Satellite Communication

The modulated carrier waves are beamed by a transmitter directly towards the satellite. The satellite receiver amplifies the received signal and re-transmits it to earth at a different frequency to avoid interference.

These stages are called up-linking and down-linking.

The capacity of a communication channel can be increased by increasing the frequency of communication. Ionosphere does not reflect waves of frequencies above 10 MHz, and for such high frequencies space wave propagation is used with direct transmission from tall towers.

But this line-of-sight transmission also has a limited range or reach. Hence for long-range wireless communication with frequencies above 30 MHz, such as for TV transmission in the range of 50-1000 MHz, communication through a satellite is used.

The gravitational force between the earth and the satellite serves as the centripetal force needed to make the satellite circle the earth in a free fall motion at a height of about 36,000 km. An orbit in which the time of one revolution about the equator exactly matches the earth’s rotation time of one day is called a geostationary orbit, i.e., the satellite appears to be stationary relative to the earth.
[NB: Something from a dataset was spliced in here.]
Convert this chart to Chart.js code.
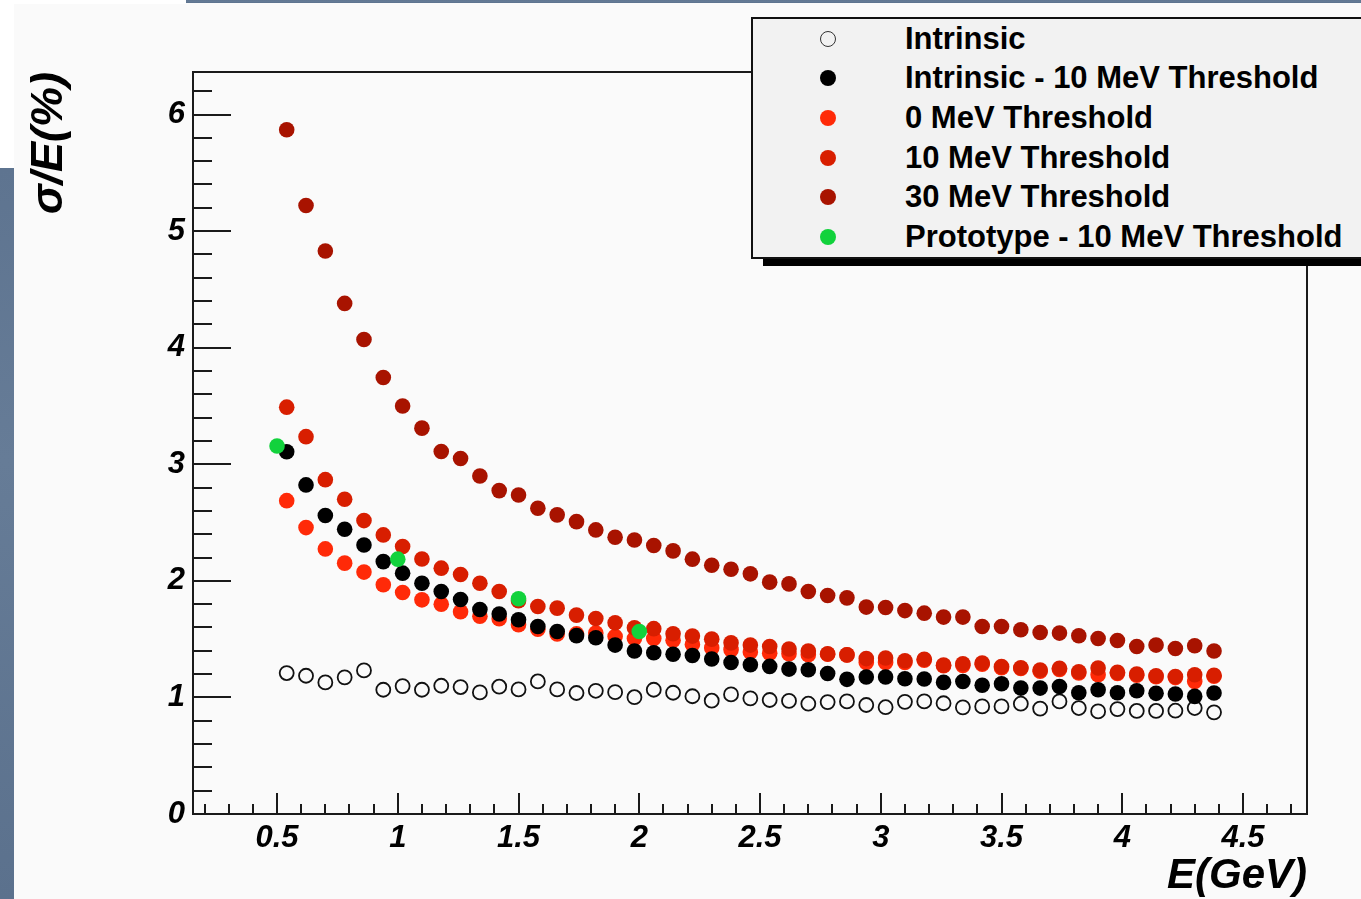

Ground stations transmit to orbiting satellites that amplify the signal and re-transmit it back to the earth. If the satellites were not in geostationary orbits, their motion across the sky would have required us to adjust receiver antenna continually.

Two other orbits are also used for communication satellites:

  • (i) polar circular orbit at a height of about 1000 km almost passing over the poles (i.e., with an inclination of 90°).
  • (ii) highly elliptical inclined orbit (with an inclination of 63°) for communications in regions of high altitudes.